Farxiga (dapagliflozin) oral tablets are now approved for adults with chronic kidney disease at risk for disease progression, the U.S. Food and Drug Administration announced Friday.
The drug is the first to be approved to reduce the risk for many causes of disease, including kidney function decline, kidney failure, cardiovascular death, and hospitalization for heart failure. Farxiga was first approved in 2014 to improve glycemic control in adults with type 2 diabetes.
The approval was based on efficacy data from the DAPA-CKD Phase III trial, a multicenter, double-blind study of 4,304 patients randomly assigned to standard of care plus Farxiga 10 mg or placebo. Patients were evaluated for progression to a composite end point of ≥50 percent reduction in kidney function, progression to kidney failure, or cardiovascular or kidney death. At least one composite end point occurred in 197 of 2,152 patients who received Farxiga compared with 312 of 2,152 patients who received placebo — a reduction of 39%. Hospitalization for heart failure or death occurred in 100 patients who received Farxiga compared with 138 who received placebo.

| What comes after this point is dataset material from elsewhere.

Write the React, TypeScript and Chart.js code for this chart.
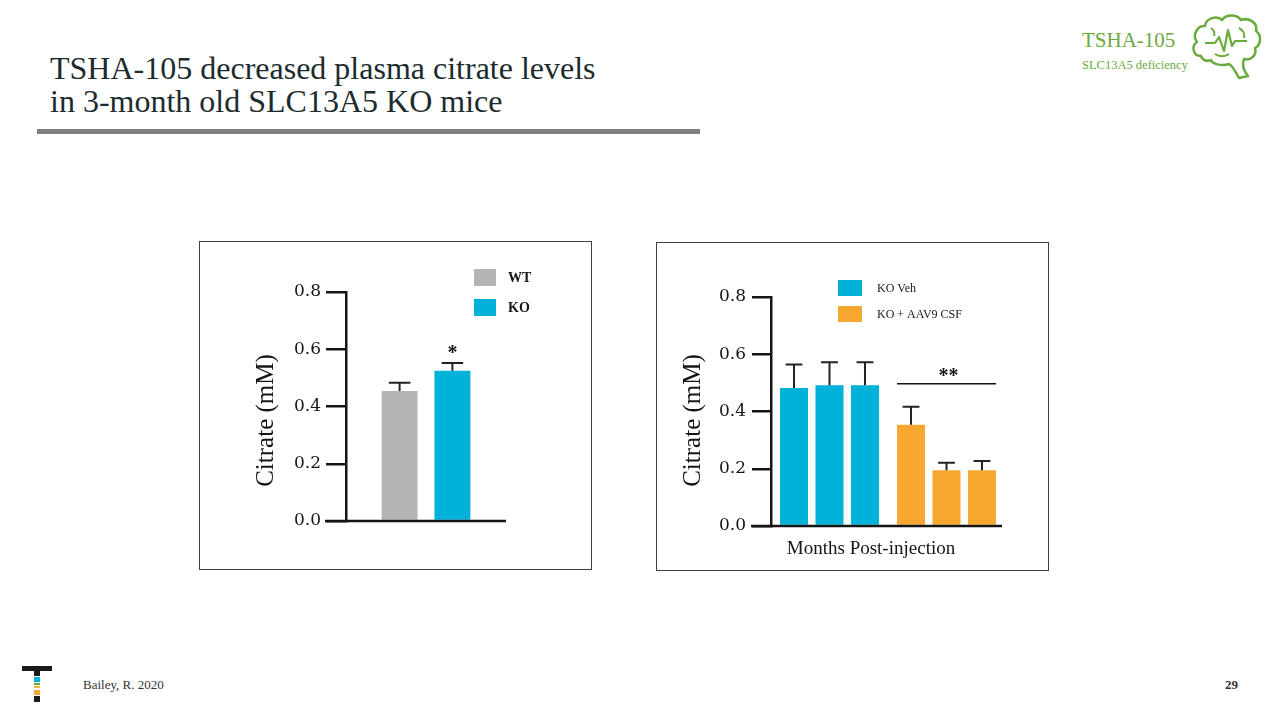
import React, { useEffect, useRef } from 'react';
import { Chart, registerables } from 'chart.js';

Chart.register(...registerables);

// ---------- data ----------
const wtKoGroups = ['WT', 'KO'];
const wtKoMeans = [0.454, 0.525];
const wtKoErrors = [0.029, 0.027];
const wtKoColors = ['#B2B4B6', '#00B1DA'];

const treatmentGroups = ['KO Veh', 'KO + AAV9 CSF'];
const timepoints = ['Time point 1', 'Time point 2', 'Time point 3'];
const vehMeans = [0.482, 0.492, 0.492];
const vehErrors = [0.082, 0.08, 0.08];
const aavMeans = [0.354, 0.195, 0.195];
const aavErrors = [0.063, 0.026, 0.032];
const treatmentColors = ['#00B1DA', '#F8A830'];

const yMin = 0;
const yMax = 0.8;
const yStep = 0.2;
const yTitle = 'Citrate (mM)';
const xTitleRight = 'Months Post-injection';
const leftStar = '*';
const rightStars = '**';
const rightSigLevel = 0.497;

const SERIF = '"Liberation Serif", "Times New Roman", serif';
const TICK_SERIF = '"DejaVu Serif", serif';
const INK = '#151515';

// ---------- plugin ----------
const annotate = {
  id: 'annotate',
  afterDatasetsDraw(chart: any, _args: any, o: any) {
    const { ctx, chartArea, scales } = chart;
    const y = scales.y;
    ctx.save();
    // baseline
    const y0 = y.getPixelForValue(0);
    ctx.strokeStyle = INK;
    ctx.lineWidth = 2.5;
    ctx.beginPath();
    ctx.moveTo(chartArea.left - o.tickLen - 1, y0);
    ctx.lineTo(chartArea.right + o.baseExtend, y0);
    ctx.stroke();

    // error bars (upper half)
    chart.data.datasets.forEach((ds: any, i: number) => {
      const meta = chart.getDatasetMeta(i);
      meta.data.forEach((bar: any, j: number) => {
        const v = ds.data[j];
        const e = ds.errors[j];
        const yt = y.getPixelForValue(v + e);
        const hw = bar.width * 0.3;
        ctx.lineWidth = 2;
        ctx.strokeStyle = '#222';
        ctx.beginPath();
        ctx.moveTo(bar.x, bar.y);
        ctx.lineTo(bar.x, yt);
        ctx.moveTo(bar.x - hw, yt);
        ctx.lineTo(bar.x + hw, yt);
        ctx.stroke();
      });
    });

    // stars over a single bar
    (o.stars || []).forEach((s: any) => {
      const ds = chart.data.datasets[s.dataset];
      const bar = chart.getDatasetMeta(s.dataset).data[s.index];
      const yt = y.getPixelForValue(ds.data[s.index] + ds.errors[s.index]);
      ctx.fillStyle = INK;
      ctx.font = `bold 20px ${SERIF}`;
      ctx.textAlign = 'center';
      ctx.textBaseline = 'alphabetic';
      ctx.fillText(s.text, bar.x, yt - 4);
    });

    // significance bracket across one category
    if (o.bracket) {
      const b = o.bracket;
      const n = chart.data.datasets.length;
      const first = chart.getDatasetMeta(0).data[b.index];
      const last = chart.getDatasetMeta(n - 1).data[b.index];
      const x1 = first.x - first.width / 2;
      const x2 = last.x + last.width / 2;
      const yl = y.getPixelForValue(b.value);
      ctx.strokeStyle = INK;
      ctx.lineWidth = 1.5;
      ctx.beginPath();
      ctx.moveTo(x1, yl);
      ctx.lineTo(x2, yl);
      ctx.stroke();
      ctx.fillStyle = INK;
      ctx.font = `bold 20px ${SERIF}`;
      ctx.textAlign = 'center';
      ctx.fillText(b.text, (x1 + x2) / 2 + 2, yl - 2);
    }

    // legend
    const L = o.legend;
    L.items.forEach((it: any, k: number) => {
      const bx = chartArea.left + L.dx;
      const by = chartArea.top + L.dy + k * L.gap;
      ctx.fillStyle = it.color;
      ctx.fillRect(bx, by, L.boxW, L.boxH);
      ctx.fillStyle = INK;
      ctx.font = `${L.weight} ${L.size}px ${SERIF}`;
      ctx.textAlign = 'left';
      ctx.textBaseline = 'middle';
      ctx.fillText(it.label, bx + L.boxW + L.textGap, by + L.boxH / 2 + 1);
    });

    // y title
    ctx.save();
    ctx.translate(chartArea.left + o.yTitleDx, (chartArea.top + chartArea.bottom) / 2 + o.yTitleDy);
    ctx.rotate(-Math.PI / 2);
    ctx.fillStyle = INK;
    ctx.font = `25px ${SERIF}`;
    ctx.textAlign = 'center';
    ctx.textBaseline = 'middle';
    ctx.fillText(yTitle, 0, 0);
    ctx.restore();

    // x title
    if (o.xTitle) {
      ctx.fillStyle = INK;
      ctx.font = `19px ${SERIF}`;
      ctx.textAlign = 'center';
      ctx.textBaseline = 'alphabetic';
      ctx.fillText(o.xTitle, (chartArea.left + chartArea.right) / 2 + o.xTitleDx, chartArea.bottom + o.xTitleDy);
    }
    ctx.restore();
  },
};

function yScale(width: number, tickLen: number, pad: number) {
  return {
    min: yMin,
    max: yMax,
    ticks: {
      stepSize: yStep,
      color: INK,
      padding: pad,
      font: { family: TICK_SERIF, size: 17 },
      callback: (v: any) => Number(v).toFixed(1),
    },
    grid: {
      display: true,
      drawOnChartArea: false,
      drawTicks: true,
      tickLength: tickLen,
      color: INK,
      lineWidth: 2.5,
    },
    border: { display: true, color: INK, width: 2.5 },
    afterFit: (s: any) => {
      s.width = width;
    },
  };
}

function ChartCanvas({ config, w, h }: { config: any; w: number; h: number }) {
  const ref = useRef<HTMLCanvasElement | null>(null);
  useEffect(() => {
    if (!ref.current) return;
    const c = new Chart(ref.current, config);
    return () => c.destroy();
  }, []);
  return <canvas ref={ref} width={w} height={h} style={{ display: 'block', width: w, height: h }} />;
}

const leftConfig = {
  type: 'bar',
  data: {
    labels: [''],
    datasets: wtKoGroups.map((g, i) => ({
      label: g,
      data: [wtKoMeans[i]],
      errors: [wtKoErrors[i]],
      backgroundColor: wtKoColors[i],
      borderWidth: 0,
      categoryPercentage: 0.66,
      barPercentage: 0.68,
    })),
  },
  options: {
    animation: false,
    responsive: false,
    maintainAspectRatio: false,
    layout: { padding: { left: 0, top: 50, right: 85, bottom: 48 } },
    scales: {
      x: { display: false },
      y: yScale(146, 20, 5),
    },
    plugins: {
      legend: { display: false },
      tooltip: { enabled: false },
      annotate: {
        tickLen: 20,
        baseExtend: 0,
        stars: [{ dataset: 1, index: 0, text: leftStar }],
        legend: {
          items: wtKoGroups.map((g, i) => ({ label: g, color: wtKoColors[i] })),
          dx: 128,
          dy: -23,
          gap: 30,
          boxW: 22,
          boxH: 17,
          textGap: 12,
          size: 14,
          weight: '600',
        },
        yTitleDx: -80,
        yTitleDy: 14,
      },
    },
  },
  plugins: [annotate],
};

const rightConfig = {
  type: 'bar',
  data: {
    labels: treatmentGroups,
    datasets: timepoints.map((t, k) => ({
      label: t,
      data: [vehMeans[k], aavMeans[k]],
      errors: [vehErrors[k], aavErrors[k]],
      backgroundColor: treatmentColors,
      borderWidth: 0,
      categoryPercentage: 0.91,
      barPercentage: 0.79,
    })),
  },
  options: {
    animation: false,
    responsive: false,
    maintainAspectRatio: false,
    layout: { padding: { left: 0, top: 54, right: 43, bottom: 44 } },
    scales: {
      x: { display: false },
      y: yScale(114, 19, 6),
    },
    plugins: {
      legend: { display: false },
      tooltip: { enabled: false },
      annotate: {
        tickLen: 19,
        baseExtend: -3,
        bracket: { index: 1, value: rightSigLevel, text: rightStars },
        legend: {
          items: treatmentGroups.map((g, i) => ({ label: g, color: treatmentColors[i] })),
          dx: 67,
          dy: -17,
          gap: 26,
          boxW: 24,
          boxH: 16,
          textGap: 15,
          size: 12,
          weight: 'normal',
        },
        yTitleDx: -78,
        yTitleDy: 9,
        xTitle: xTitleRight,
        xTitleDx: -17,
        xTitleDy: 28,
      },
    },
  },
  plugins: [annotate],
};

const GREEN = '#6BAA3C';

function Brain() {
  return (
    <svg width={76} height={74} viewBox="0 0 76 74" style={{ position: 'absolute', left: 1189, top: 10 }}>
      <path
        d="M12 46 C4 46 2 36 8 32 C3 26 8 15 16 16 C17 8 28 5 33 10 C37 4 48 4 52 10 C60 7 69 13 67 21 C73 25 72 35 66 38 C68 45 62 51 55 49 C53 54 54 60 59 66 L50 68 C46 61 44 56 40 54 C34 56 24 55 22 50 C18 52 13 50 12 46 Z"
        fill="none"
        stroke={GREEN}
        strokeWidth={2.5}
        strokeLinejoin="round"
      />
      <path
        d="M16 33 L26 33 L30 27 L35 41 L39 20 L43 36 L46 31 L58 31"
        fill="none"
        stroke={GREEN}
        strokeWidth={2.2}
        strokeLinejoin="round"
      />
      <path d="M50 18 C54 20 56 24 55 28" fill="none" stroke={GREEN} strokeWidth={2} />
      <path d="M26 44 C30 47 36 47 40 44" fill="none" stroke={GREEN} strokeWidth={2} />
      <path d="M22 18 C25 20 26 23 25 26" fill="none" stroke={GREEN} strokeWidth={2} />
    </svg>
  );
}

function Logo() {
  const seg = (top: number, h: number, color: string) => (
    <div style={{ position: 'absolute', left: 34, top, width: 6, height: h, background: color }} />
  );
  return (
    <>
      <div style={{ position: 'absolute', left: 22, top: 666, width: 30, height: 5, background: '#1a1a1a' }} />
      {seg(671, 5, '#1a1a1a')}
      {seg(677, 5, '#00B1DA')}
      {seg(683, 2, '#6BAA3C')}
      {seg(686, 2, '#E8C040')}
      {seg(690, 5, '#F8A830')}
      {seg(696, 6, '#1a1a1a')}
    </>
  );
}

export default function App() {
  return (
    <div
      style={{
        position: 'fixed',
        left: 0,
        top: 0,
        width: 1280,
        height: 720,
        background: '#ffffff',
        overflow: 'hidden',
        fontFamily: SERIF,
      }}
    >
      <div
        style={{
          position: 'absolute',
          left: 50,
          top: 52,
          fontSize: 32,
          lineHeight: '33px',
          color: '#1C2B2E',
          whiteSpace: 'nowrap',
        }}
      >
        TSHA-105 decreased plasma citrate levels
        <br />
        in 3-month old SLC13A5 KO mice
      </div>
      <div style={{ position: 'absolute', left: 37, top: 129, width: 663, height: 5, background: '#808080' }} />

      <div style={{ position: 'absolute', left: 1082, top: 30, fontSize: 21, lineHeight: '21px', color: GREEN, whiteSpace: 'nowrap' }}>
        TSHA-105
      </div>
      <div style={{ position: 'absolute', left: 1082, top: 59, fontSize: 12.5, lineHeight: '12.5px', color: GREEN, whiteSpace: 'nowrap' }}>
        SLC13A5 deficiency
      </div>
      <Brain />

      <div
        style={{
          position: 'absolute',
          left: 199,
          top: 241,
          width: 393,
          height: 329,
          border: '1px solid #404040',
          boxSizing: 'border-box',
        }}
      >
        <ChartCanvas config={leftConfig} w={391} h={327} />
      </div>

      <div
        style={{
          position: 'absolute',
          left: 656,
          top: 242,
          width: 393,
          height: 329,
          border: '1px solid #404040',
          boxSizing: 'border-box',
        }}
      >
        <ChartCanvas config={rightConfig} w={391} h={327} />
      </div>

      <Logo />
      <div style={{ position: 'absolute', left: 83, top: 678, fontSize: 13, lineHeight: '13px', color: '#333', whiteSpace: 'nowrap' }}>
        Bailey, R. 2020
      </div>
      <div
        style={{
          position: 'absolute',
          right: 42,
          top: 678,
          fontSize: 13,
          lineHeight: '13px',
          fontWeight: 'bold',
          color: '#333',
        }}
      >
        29
      </div>
    </div>
  );
}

The FDA notes Farxiga is not indicated for patients with autosomal dominant or recessive polycystic kidney disease or those taking immunosuppressive therapy to treat kidney disease. There have been reports of serious, life-threatening cases of Fournier's Gangrene in patients with diabetes taking Farxiga. It can also cause dehydration, serious urinary tract infections, genital yeast infections, and metabolic acidosis or ketoacidosis. Clinicians should assess patients' volume status and kidney function before starting them on Farxiga.
Approval was granted to AstraZeneca.